Looking forward, Bitcoin will likely continue shaping central bank policies in multiple dimensions:

  1. Acceleration of Digital Innovation: Central banks are increasingly focused on digital currencies, blockchain adoption, and real-time settlement systems.
  2. Policy Experimentation: With Bitcoin challenging traditional monetary tools, central banks may experiment with unconventional policies, including digital asset reserves or crypto-linked interest mechanisms.
  3. Enhanced Public Engagement: Maintaining public trust in fiat currencies amidst growing cryptocurrency adoption will require transparent communication, education, and policy innovation.
  4. Potential Integration: While Bitcoin remains decentralized, central banks may explore indirect integration strategies, such as regulated Bitcoin ETFs, derivative products, or controlled digital asset environments.

Conclusion

Bitcoin’s rise is more than a technological or investment trend; it is a fundamental disruptor of global monetary systems. By offering a decentralized alternative to traditional fiat currencies, Bitcoin challenges central banks to rethink core policy tools, interest rate strategies, and regulatory frameworks. From accelerating the adoption of central bank digital currencies to reshaping inflation expectations and cross-border financial strategies, Bitcoin is undeniably influencing how central banks operate in the 21st century.

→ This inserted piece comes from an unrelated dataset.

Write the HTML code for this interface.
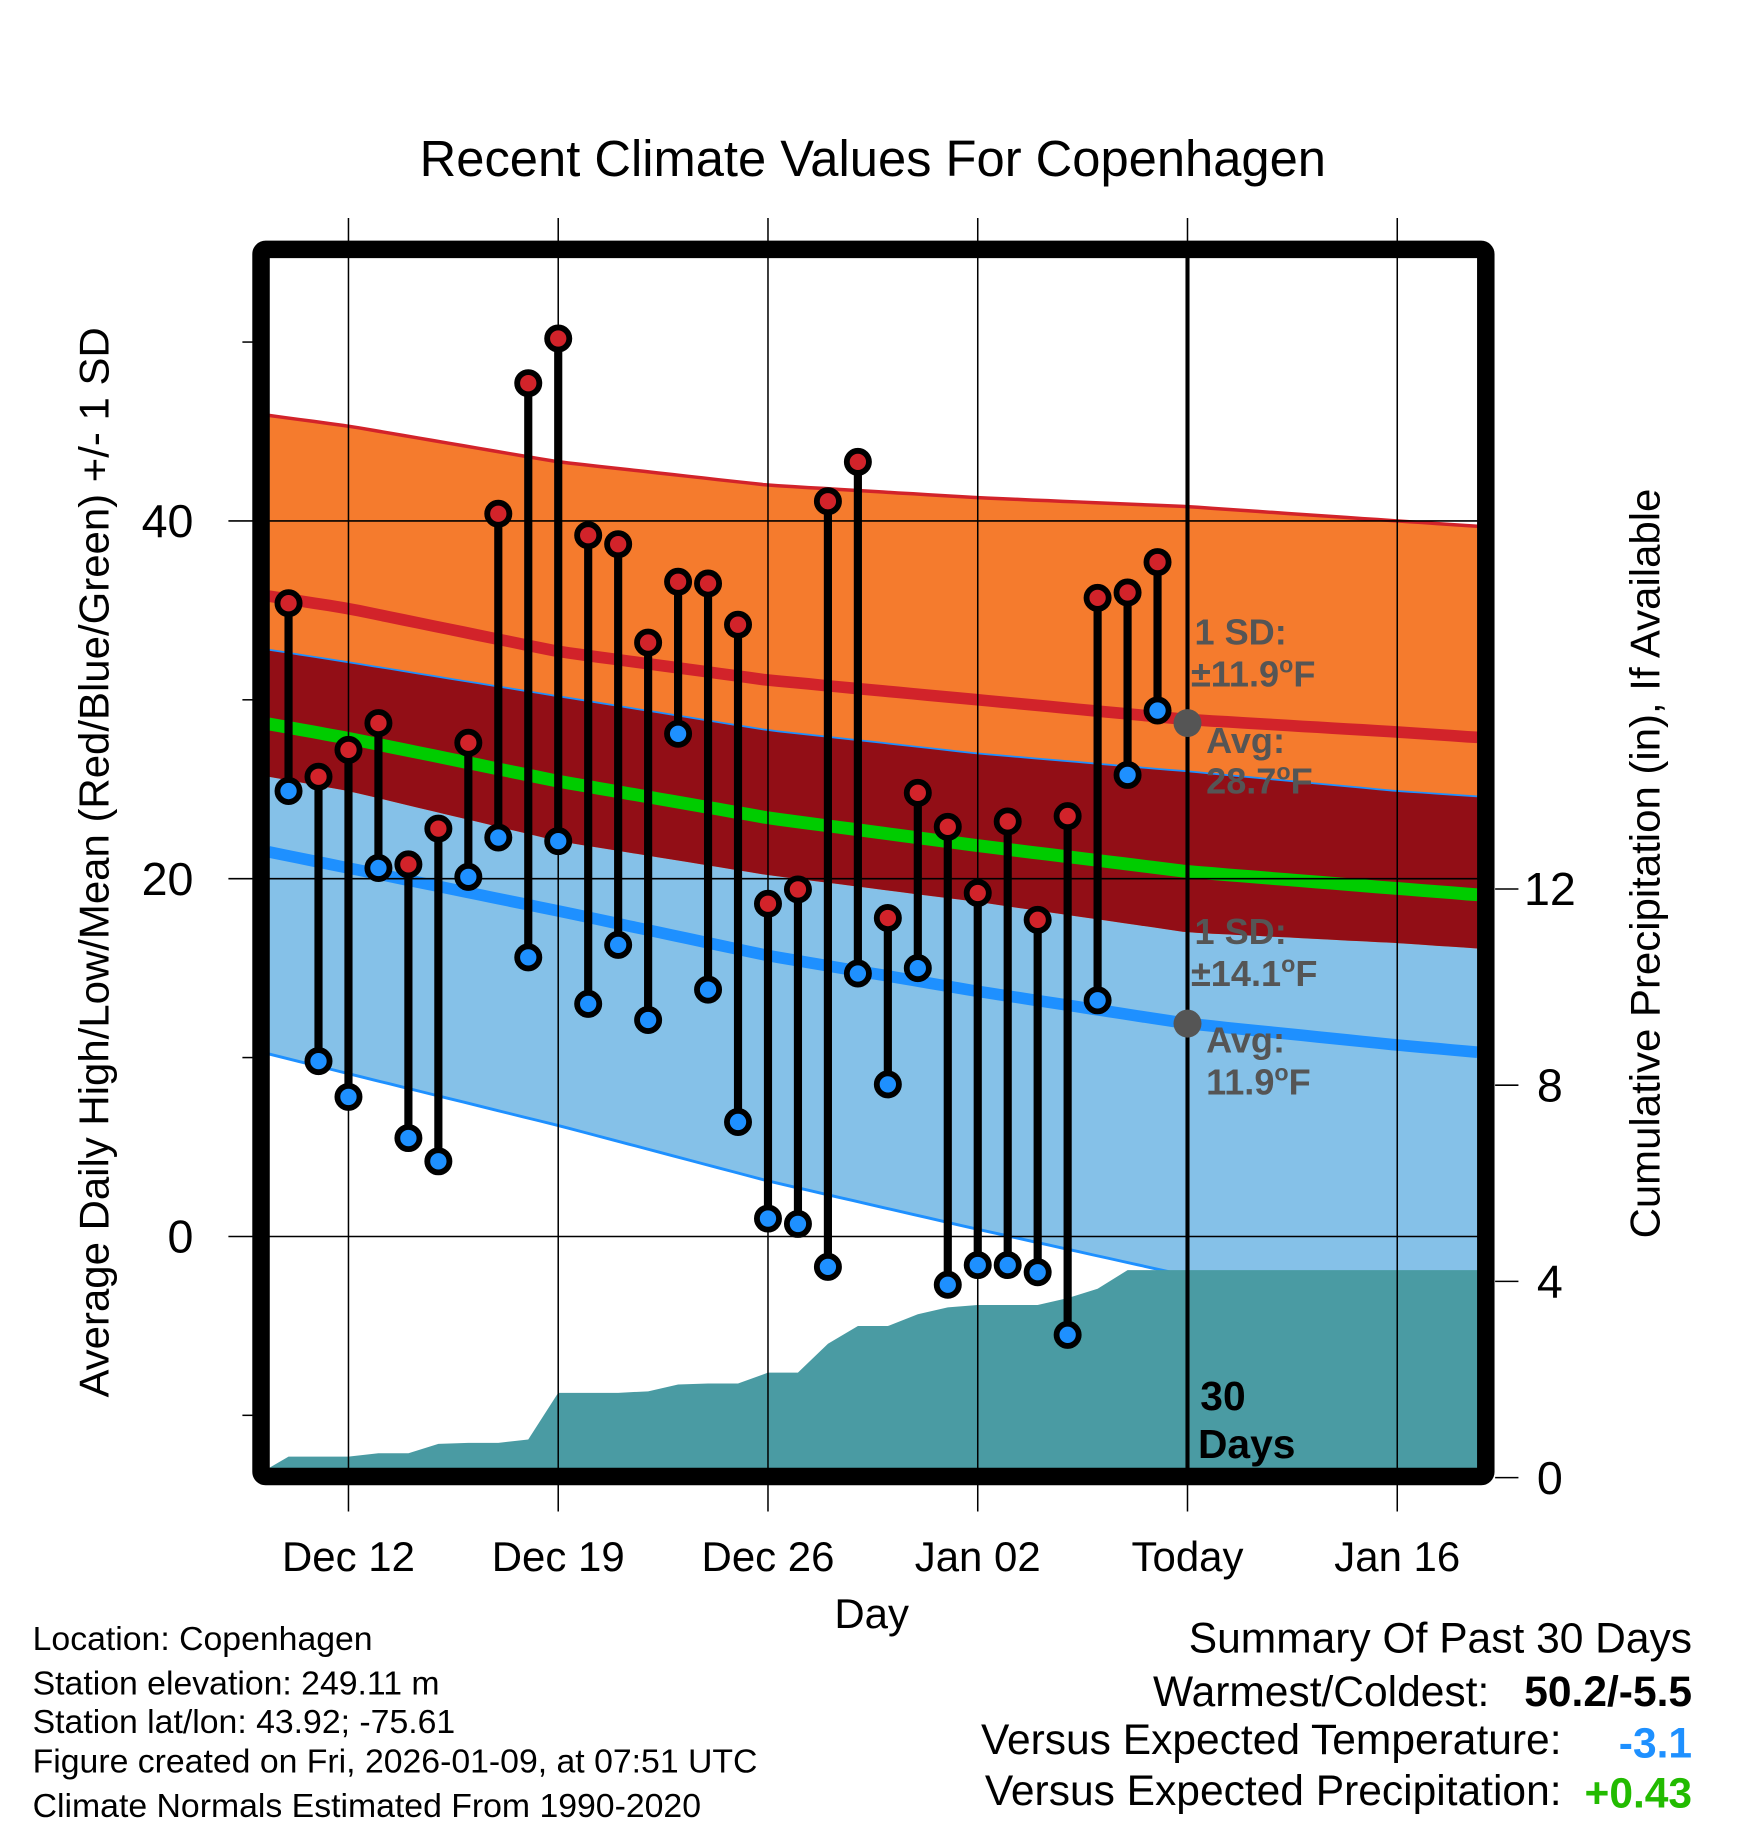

While challenges remain—particularly around financial stability, regulation, and public trust—the interplay between Bitcoin and central banks represents a critical evolution in the global financial ecosystem. As digital currencies continue to mature, central banks will need to adapt, innovate, and collaborate to ensure that monetary policy remains effective, inclusive, and resilient in an increasingly crypto-influenced world.